Captain Ronald McNeill Keirstead DSC (20 June 1895 – 23 October 1970) was a Canadian First World War flying ace, officially credited with 13 victories.

==World War I==
Keirstead learned to fly at the civilian Curtiss School in Toronto in 1916. He then joined the Royal Naval Air Service, and was posted to 4N Squadron as a Sopwith Camel pilot on 15 June 1917. Less than a month later, on 10 July, he shared his first aerial victory with Flight Commander Arnold Jacques Chadwick, as they set a German Albatros D.V afire in midair for a win apiece. On 25 July, Keirstead, Chadwick, and James Enstone shared in the destruction of a seaplane east of Diksmuide. On 18 August, Keirstead drove another Albatros D.V down out of control. On 24 September 1917, he drove a third Albatros down out of control, then immediately set afire another and killed its pilot from Jasta 28. Oberleutnant Jahn's death made Keirstead an ace and garnered him a DSC.

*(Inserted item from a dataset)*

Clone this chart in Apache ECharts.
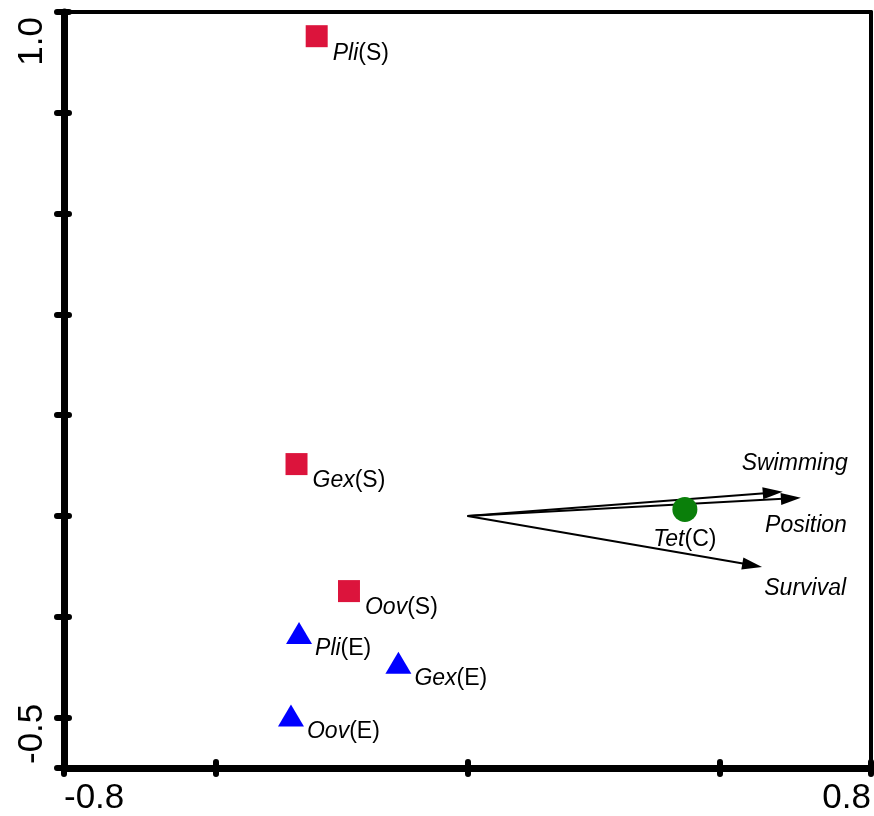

Keirstead would win three more times in 1917, ending the year with an out of control win on 6 December. His DSC would be gazetted on 22 February 1918. The big day of Flight Commander Keirstead's career as an ace came on the afternoon of 21 March, when he drove down a Pfalz D.III fighter, destroyed another, and teamed with a Belgian Spad to destroy yet another Pfalz. He would score two more single victories after his squadron was redesignated 204 Squadron RAF, rounding off his tally on 12 June 1918. In summary, Keirstead was credited with destroying six enemy airplanes, including three shared wins; driving six more down out of control; and sharing in the capture of a Rumpler.

==Post World War I==
Keirstead would be partially blinded in an accidental munitions explosion during World War II.

==Distinguished Service Cross citation==
Flt.-Sub-Lieut. Ronald McNeill Keirstead, R.N.A.S.
In recognition of conspicuous gallantry in aerial combats.
On 24 September 1917, he engaged single-handed four enemy aeroplanes, of which two were destroyed by him. On 21 October 1917, during an engagement between a British and a German formation, he attacked one of the enemy scouts and shot its port wings away from the rest of the machine. He then dived on to some enemy scouts which were attacking another of our machines and brought one of them down in a spinning nose dive.